You can replace ".jpg" by chr(34).
(G$ contains chr(34))
wfin$ can contain chr(34) for you.
wpos can contain the position in the string, after http//www.
Code: Select all
Procedure.s extrait(enr$,wpos,wfin$)
res$ = ""
wposg = FindString(enr$,wfin$,wpos)
If wposg = wpos
wlib$ = wfile$ + Chr(13)
wlib$ = wlib$ + " impossible de trouver " + wfin$ + " dans extrait()" + Chr(13)
wlib$ = wlib$ + "dans : " + enr$ + Chr(13)

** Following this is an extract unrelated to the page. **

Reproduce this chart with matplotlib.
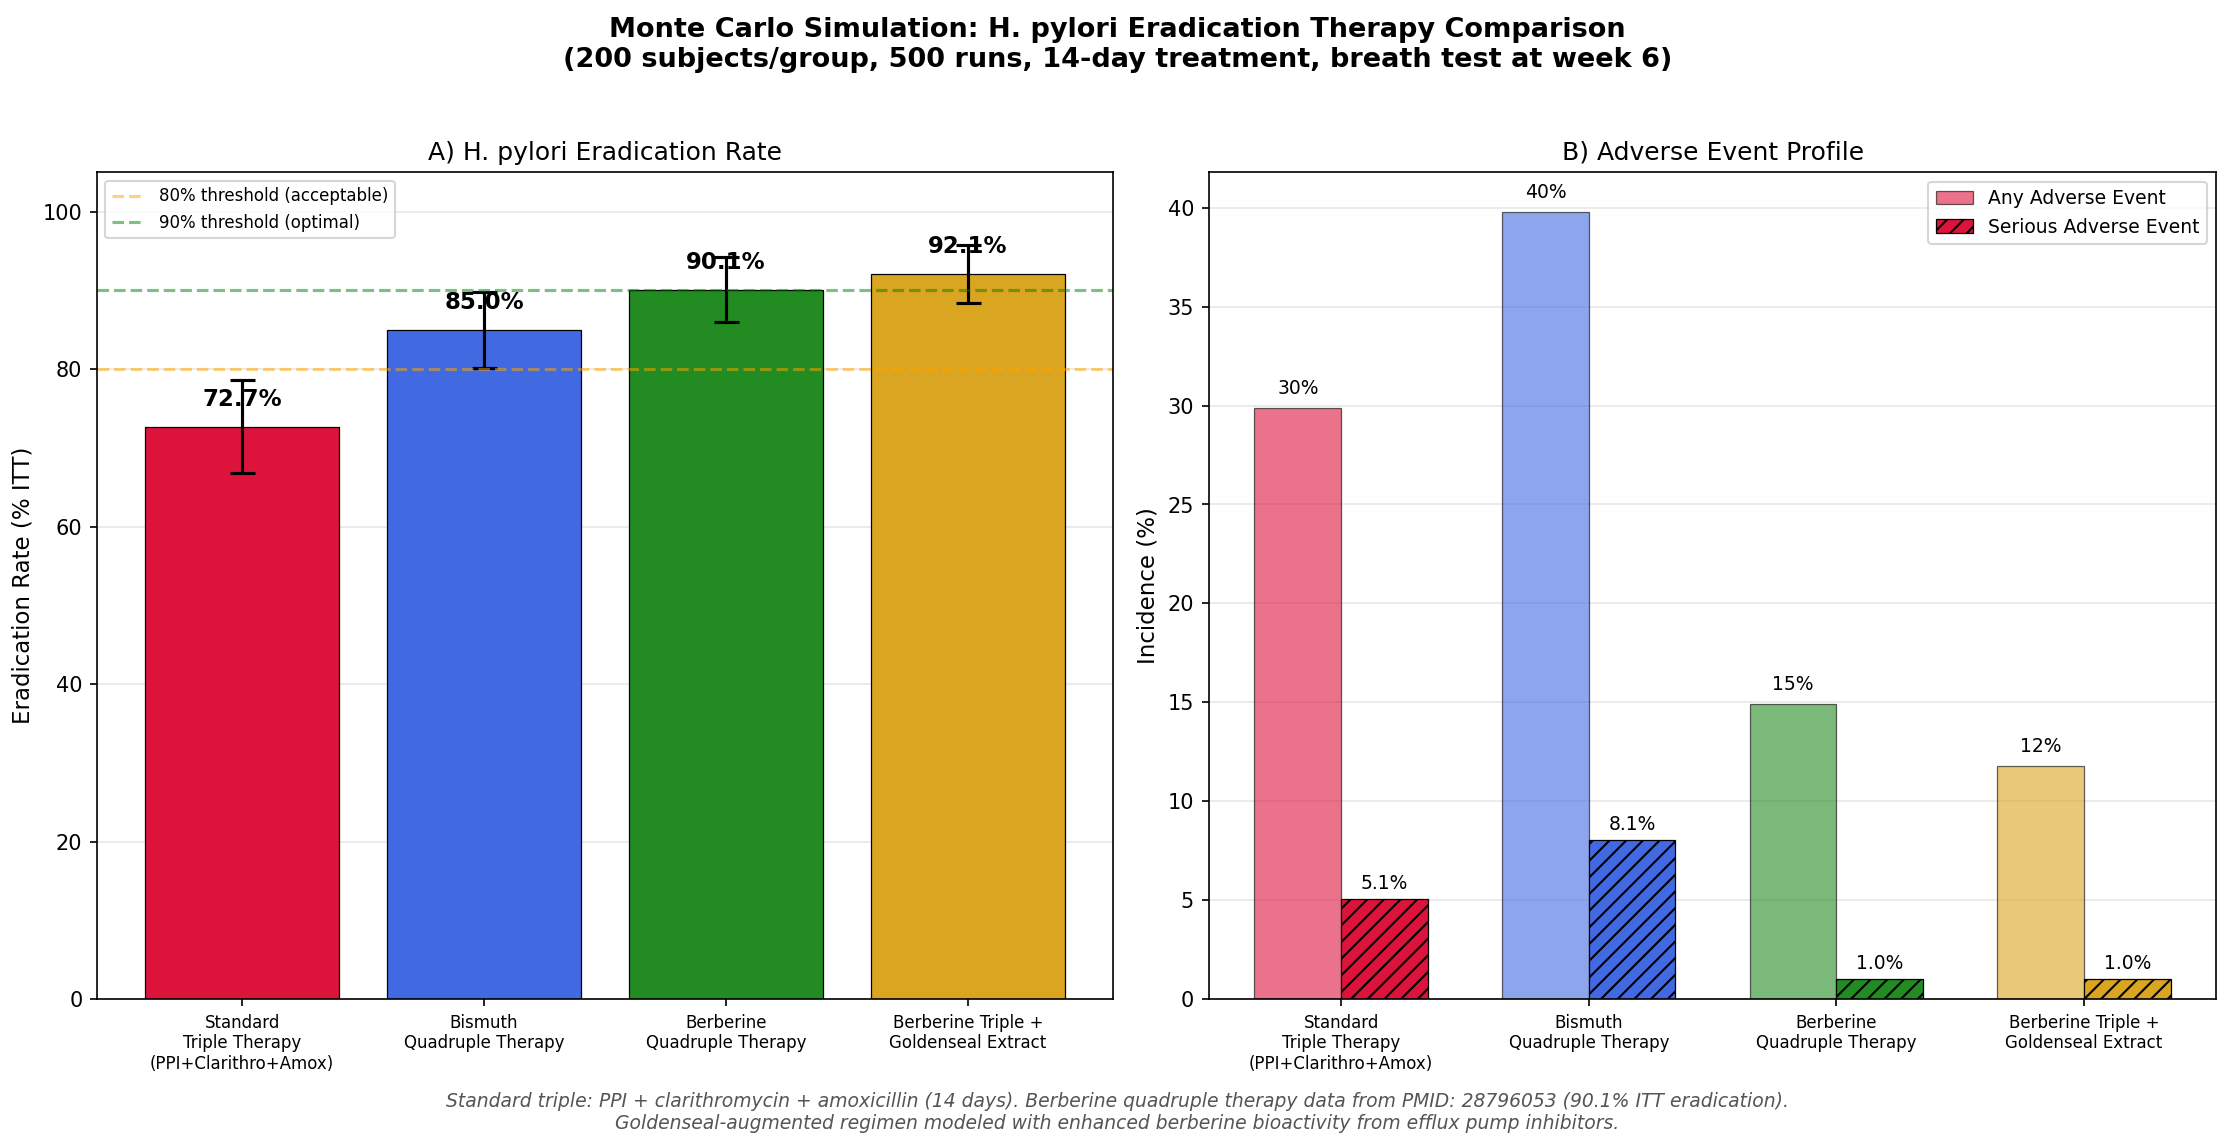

wlib$ = wlib$ + "ERREUR FATALE."
mess(wlib$)
End
EndIf
res$ = Mid(enr$,wpos,wposg - wpos)
ProcedureReturn res$
EndProcedure
You can replace ".jpg" by chr(34).
(G$ contains chr(34))
Code: Select all
Procedure Rech_Image(wdir_current_orig$, wfile_htm$)
wfile$ = wdir_current_orig$ + "\" + wfile_htm$
wres = ReadFile(GN_htm,wfile$)
If wres = 0
Mess(wfile$ + " NON OUVERT dans Rech_Image(). Erreur fatale.")
End
EndIf
While Eof(GN_htm) = 0
enr$ = ReadString()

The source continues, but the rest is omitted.